Esta especie de regla moral para la acción política es mucho más evidente en los políticos extremistas que suelen llevar hasta la irritación las condiciones críticas de anormalidad.
Todos los políticos sin distinción de credo, nacionalidad o etnia, hacen de la máxima “mientras más pior, mejor” una moral no confesa que no por disimulada e hipócrita es menos evidente. Esto tiene su explicación en el hecho, bastante patético, de que aquellos que “viven” vergonzantemente la “enfermedad del poder”, como el avaro que vive la enfermedad de la riqueza o el enamorado que vive la enfermedad del amor o el lascivo que vive la enfermedad de la carne, están en continuo estado de frenesí, apasionamiento y exaltación del ánimo. Siendo el acceso al poder y su sostenimiento el principio y el fin de su vida y el de la política, sienten y piensan que ese estado de agitación política es algo natural y por tanto moralmente correcto.
Aunque algunos -muy pocos- racionalizan esta naturaleza y la objetivan, la mayoría -la inmensa mayoría- la viven instintivamente como si hicieran eco de una grosera interpretación de la frase de Aristóteles según la cual el hombre es un animal político. Frase a la cual no se le agregaría nuevo sentido si se intercambiaran sustantivo y adjetivo, porque al fin y al cabo esta grave distorsión del original aristotelismo solo significa que para un buen político -no para un político bueno- el conocimiento y por tanto la verdad, estorba a la voluntad de poder. En consecuencia con este retorcido logicismo con pretensión epistemológica, es reemplazable el conocimiento de la política por una cualidad natural, algo animalesca, como la astucia que se cultiva con esmero mediante zorrerías, ardides, artimañas, tretas, triquiñuelas, picardías, marrullerías, malabarismos, engaños y disimulos, convirtiendo la política en arte y artificio en contra de la versión según la cual la política es ciencia y conocimiento sobre el gobierno de la sociedad.
Y allí donde al poder político se accede mediante elecciones, los políticos viven la vida como si fuera una eterna jornada electoral. Noche y día, en sueño o en vigilia, preparan las elecciones de ahora y las próximas sobre las de antes, con tal despliegue de la voluntad de poder y tan prolijo y minucioso arte que hasta el sueño está calculado para que produzca réditos electorales.

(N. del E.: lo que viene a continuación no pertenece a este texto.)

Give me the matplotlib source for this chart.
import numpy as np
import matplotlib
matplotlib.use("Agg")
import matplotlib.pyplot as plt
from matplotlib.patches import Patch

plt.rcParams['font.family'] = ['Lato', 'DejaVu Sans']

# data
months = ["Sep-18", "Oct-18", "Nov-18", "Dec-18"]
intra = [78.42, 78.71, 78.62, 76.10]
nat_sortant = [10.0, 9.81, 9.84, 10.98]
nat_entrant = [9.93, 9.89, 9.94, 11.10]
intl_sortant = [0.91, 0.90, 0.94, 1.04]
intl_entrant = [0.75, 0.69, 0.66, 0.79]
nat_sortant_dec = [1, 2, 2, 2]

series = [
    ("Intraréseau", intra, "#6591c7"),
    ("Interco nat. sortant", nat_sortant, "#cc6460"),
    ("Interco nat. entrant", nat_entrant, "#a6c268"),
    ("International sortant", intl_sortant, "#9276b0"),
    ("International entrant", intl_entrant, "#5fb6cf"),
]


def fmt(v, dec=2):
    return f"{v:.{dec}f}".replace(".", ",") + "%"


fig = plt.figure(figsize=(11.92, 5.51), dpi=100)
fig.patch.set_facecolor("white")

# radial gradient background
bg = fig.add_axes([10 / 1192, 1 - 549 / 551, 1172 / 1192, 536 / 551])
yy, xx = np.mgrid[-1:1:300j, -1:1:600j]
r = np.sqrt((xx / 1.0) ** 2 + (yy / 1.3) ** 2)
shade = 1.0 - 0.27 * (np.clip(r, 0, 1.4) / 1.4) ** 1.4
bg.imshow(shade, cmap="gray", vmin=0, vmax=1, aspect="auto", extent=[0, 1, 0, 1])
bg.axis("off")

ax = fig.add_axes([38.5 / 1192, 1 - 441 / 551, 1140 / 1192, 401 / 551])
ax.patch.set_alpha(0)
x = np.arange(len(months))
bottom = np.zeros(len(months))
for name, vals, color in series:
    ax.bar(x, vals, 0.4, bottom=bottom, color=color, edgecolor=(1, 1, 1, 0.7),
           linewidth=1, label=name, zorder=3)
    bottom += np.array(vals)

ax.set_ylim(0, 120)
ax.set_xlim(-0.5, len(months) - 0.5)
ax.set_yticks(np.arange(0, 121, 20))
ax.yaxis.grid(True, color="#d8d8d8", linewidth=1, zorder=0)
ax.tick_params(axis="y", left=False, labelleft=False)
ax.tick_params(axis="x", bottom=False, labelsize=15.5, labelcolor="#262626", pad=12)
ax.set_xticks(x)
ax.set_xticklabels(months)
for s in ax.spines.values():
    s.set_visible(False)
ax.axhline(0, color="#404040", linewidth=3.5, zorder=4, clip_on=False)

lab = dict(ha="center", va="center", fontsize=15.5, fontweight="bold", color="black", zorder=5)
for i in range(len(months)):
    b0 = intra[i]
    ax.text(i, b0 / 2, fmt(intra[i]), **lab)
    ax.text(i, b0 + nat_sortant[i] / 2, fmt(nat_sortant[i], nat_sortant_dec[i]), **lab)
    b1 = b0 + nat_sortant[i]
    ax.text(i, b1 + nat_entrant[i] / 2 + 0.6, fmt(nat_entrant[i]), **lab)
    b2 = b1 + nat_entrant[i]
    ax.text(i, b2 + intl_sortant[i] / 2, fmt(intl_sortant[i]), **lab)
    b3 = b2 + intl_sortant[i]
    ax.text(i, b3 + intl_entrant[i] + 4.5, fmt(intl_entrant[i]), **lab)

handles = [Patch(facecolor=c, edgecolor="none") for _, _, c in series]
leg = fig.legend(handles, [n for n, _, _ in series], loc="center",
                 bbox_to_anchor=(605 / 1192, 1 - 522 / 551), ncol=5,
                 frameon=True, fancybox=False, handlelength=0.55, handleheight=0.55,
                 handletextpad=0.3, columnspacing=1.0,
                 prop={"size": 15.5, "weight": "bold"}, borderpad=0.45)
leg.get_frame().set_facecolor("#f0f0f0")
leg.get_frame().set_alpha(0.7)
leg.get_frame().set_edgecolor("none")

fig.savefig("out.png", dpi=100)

No es, pues, una exageración aquello de que un político en trance, como suele estarlo normalmente, piensa en asuntos como el control de la natalidad por el impacto que pudiera tener sobre el censo electoral calculando que un nuevo bebé es un voto en potencia.
No es casual que los políticos, que viven su vida normal como una insomne jornada electoral, a su vez vivan de las crisis reales o fingidas, naturales o artificiales, pequeñas o grandes. De hecho, las exageran si no son suficientemente agónicas o las inventan si no existen y escogen selectivamente solo aquellas que son electoralmente productivas. Por eso los políticos suelen ser agónicos, ansiosos y no pocas veces histéricos, aunque escondan su estado de agitación continua detrás de esa clase de estoicismo que tiene al cinismo por concubino sin derechos.

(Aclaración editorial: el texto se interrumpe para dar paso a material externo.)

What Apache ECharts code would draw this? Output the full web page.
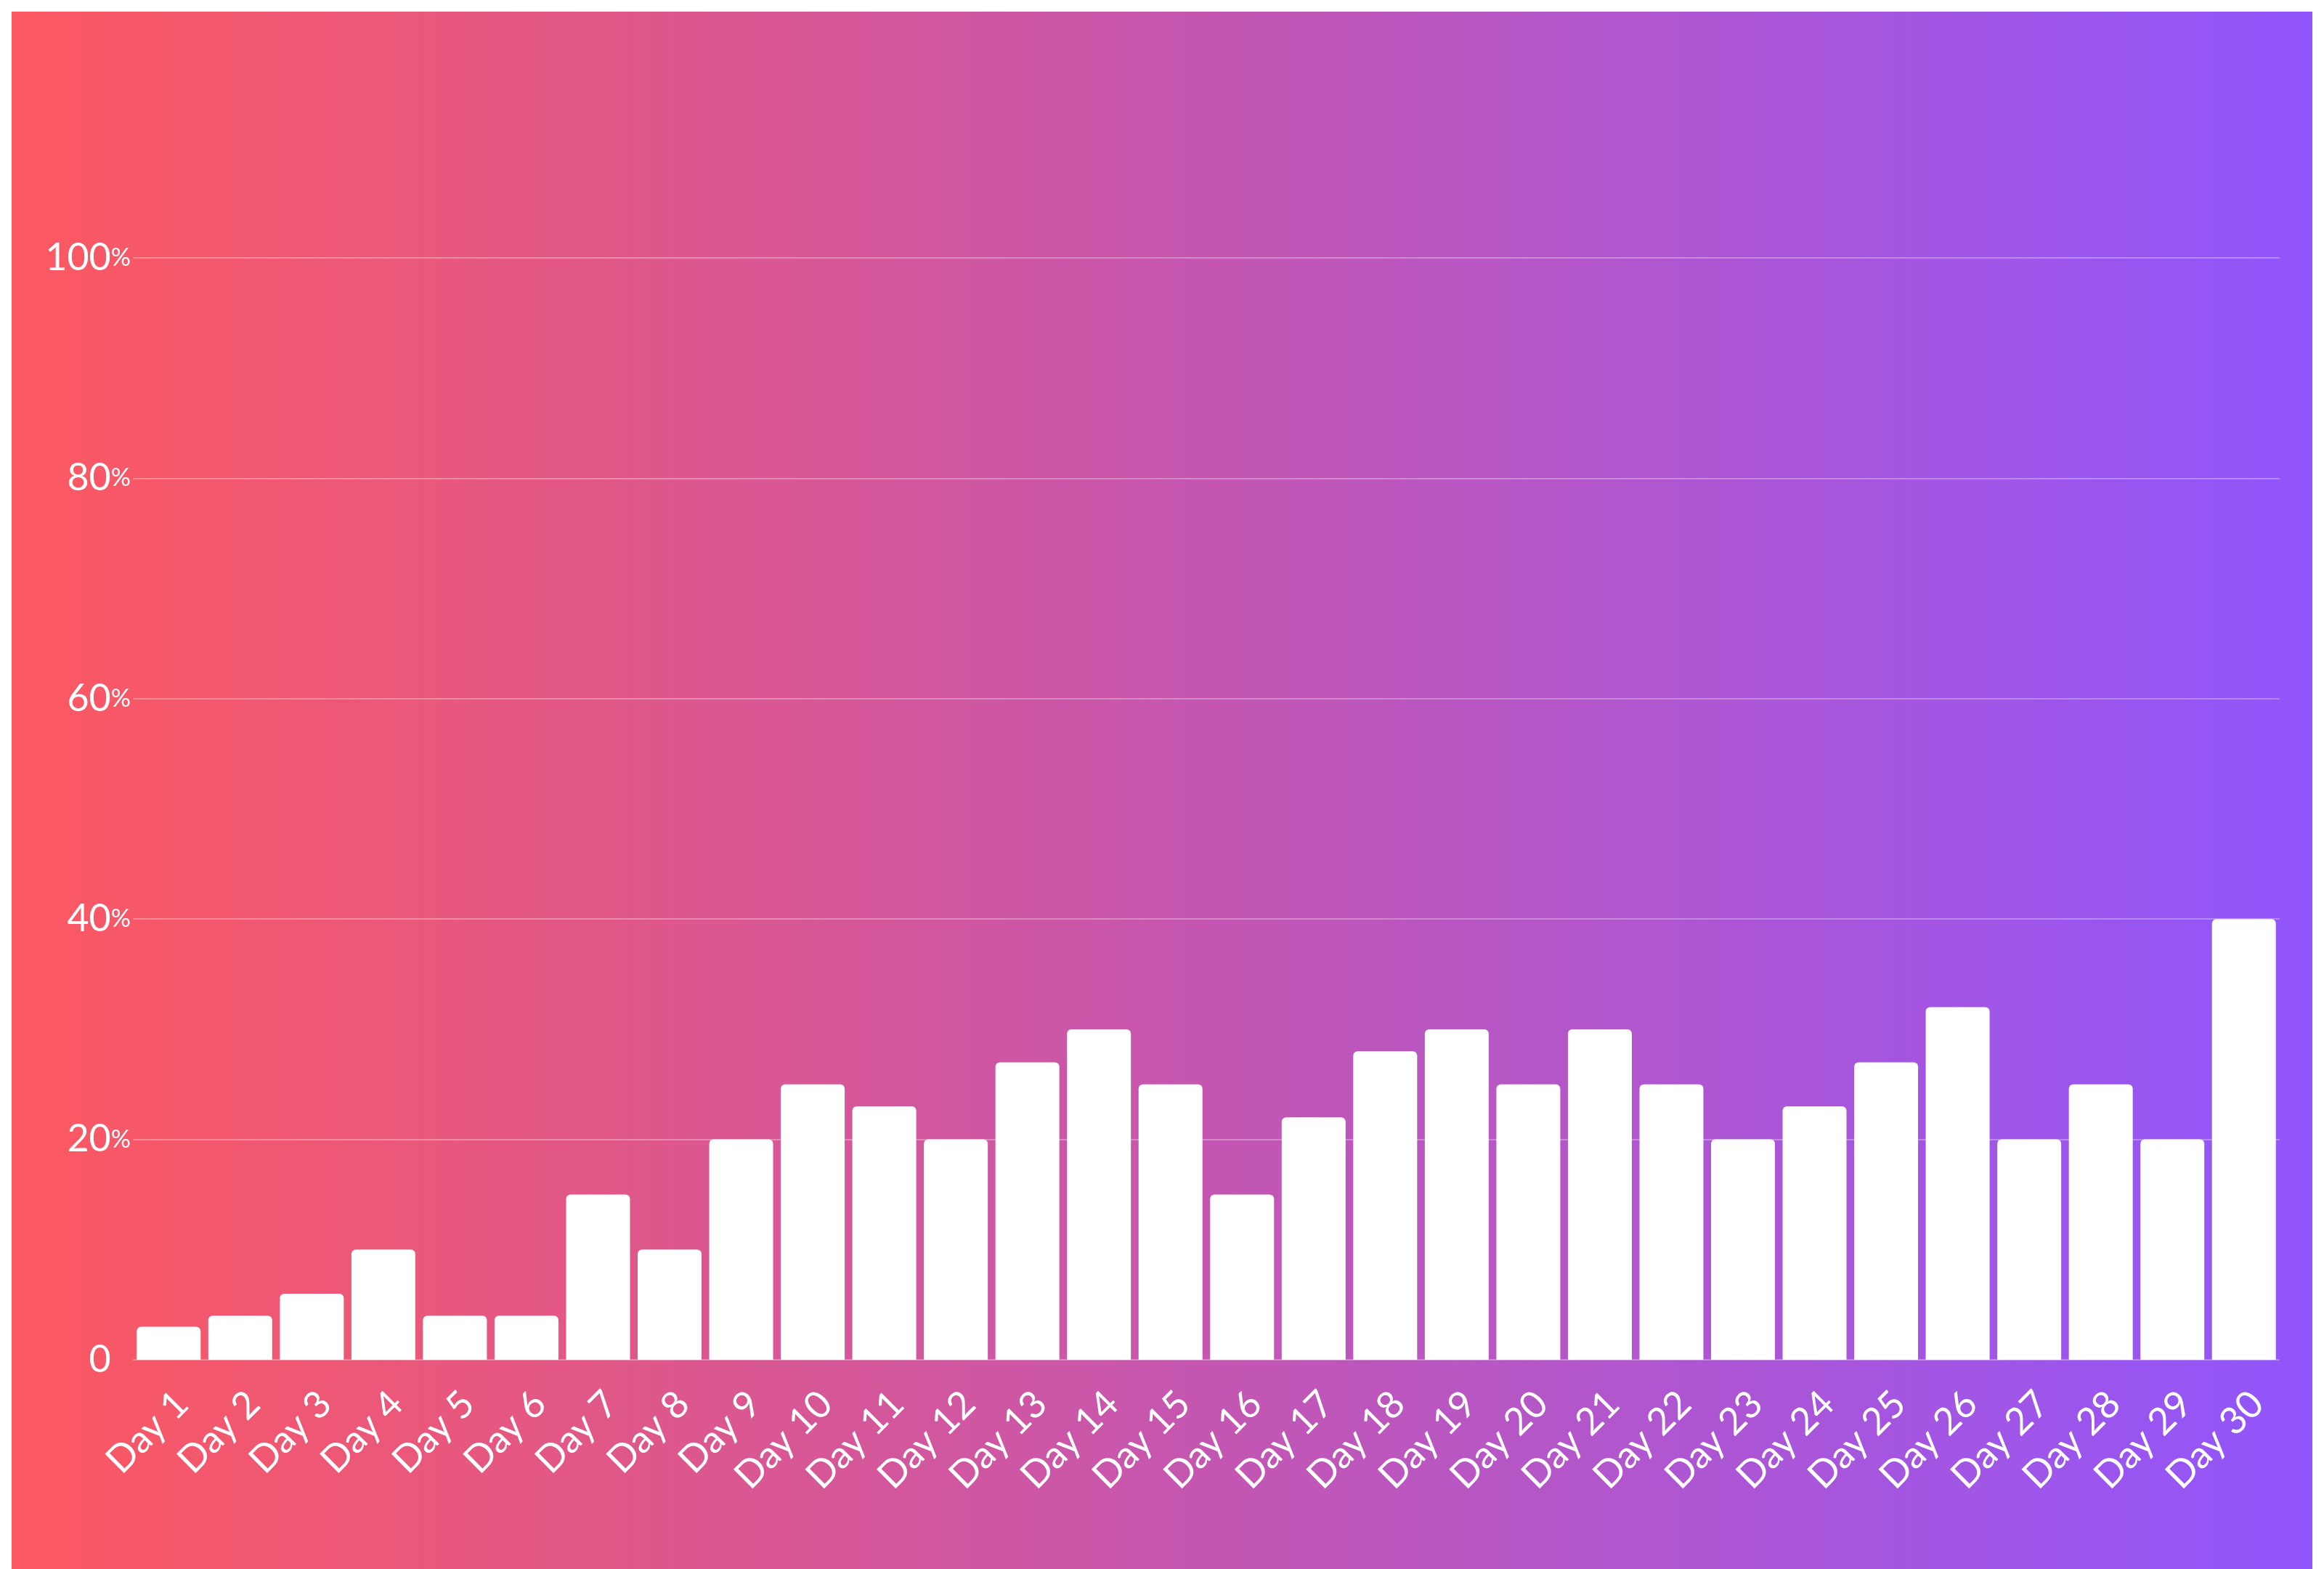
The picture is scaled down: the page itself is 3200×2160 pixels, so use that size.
<!DOCTYPE html>
<html>
<head>
<meta charset="utf-8">
<script src="https://cdn.jsdelivr.net/npm/echarts@6/dist/echarts.min.js"></script>
<style>
html,body{margin:0;padding:0;background:#ffffff;overflow:hidden;}
#chart{position:absolute;left:16px;top:16px;width:3168px;height:2144px;}
</style>
</head>
<body>
<div id="chart"></div>
<script>
var categories = ['Day 1','Day 2','Day 3','Day 4','Day 5','Day 6','Day 7','Day 8','Day 9','Day 10',
  'Day 11','Day 12','Day 13','Day 14','Day 15','Day 16','Day 17','Day 18','Day 19','Day 20',
  'Day 21','Day 22','Day 23','Day 24','Day 25','Day 26','Day 27','Day 28','Day 29','Day 30'];
var values = [3,4,6,10,4,4,15,10,20,25,23,20,27,30,25,15,22,28,30,25,30,25,20,23,27,32,20,25,20,40];
var yTicks = [0,20,40,60,80,100];

var FONT = 'Lato, "Noto Sans", sans-serif';
var chart = echarts.init(document.getElementById('chart'), null, {renderer:'canvas'});
chart.setOption({
  animation:false,
  backgroundColor:{type:'linear',x:0,y:0,x2:1,y2:0,colorStops:[
    {offset:0,color:'#fc5860'},{offset:1,color:'#9155fc'}]},
  grid:{left:167,right:45,top:339,bottom:288,containLabel:false},
  xAxis:{
    type:'category',
    data:categories,
    axisLine:{show:false},
    axisTick:{show:false},
    axisLabel:{
      interval:0,rotate:45,align:'right',verticalAlign:'top',margin:34,
      color:'#ffffff',fontSize:52,fontFamily:FONT
    }
  },
  yAxis:{
    type:'value',
    min:yTicks[0],max:yTicks[yTicks.length-1],interval:yTicks[1]-yTicks[0],
    axisLine:{show:false},axisTick:{show:false},
    splitLine:{lineStyle:{color:'rgba(255,255,255,0.3)',width:2}},
    axisLabel:{
      margin:3,
      formatter:function(v){return v===0?'{v|0}{h|%}':'{v|'+v+'}{p|%}';},
      rich:{
        v:{color:'#ffffff',fontSize:52,fontFamily:FONT},
        p:{color:'#ffffff',fontSize:34,fontFamily:FONT,verticalAlign:'middle'},
        h:{color:'rgba(0,0,0,0)',fontSize:34,fontFamily:FONT,verticalAlign:'middle'}
      }
    }
  },
  series:[{
    type:'bar',
    data:values,
    barCategoryGap:'10.7%',
    itemStyle:{color:'#ffffff',borderRadius:[6,6,0,0]}
  }]
});
</script>
</body>
</html>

Esta especie de regla moral para la acción política es mucho más evidente en los políticos extremistas que suelen llevar hasta la irritación las condiciones críticas de anormalidad. Así, por ejemplo, el recurso a todas las clases de terrorismo, al miedo, al pesimismo derrotista o al optimismo fatuo son estrategias en las que se pone en práctica esa máxima moral.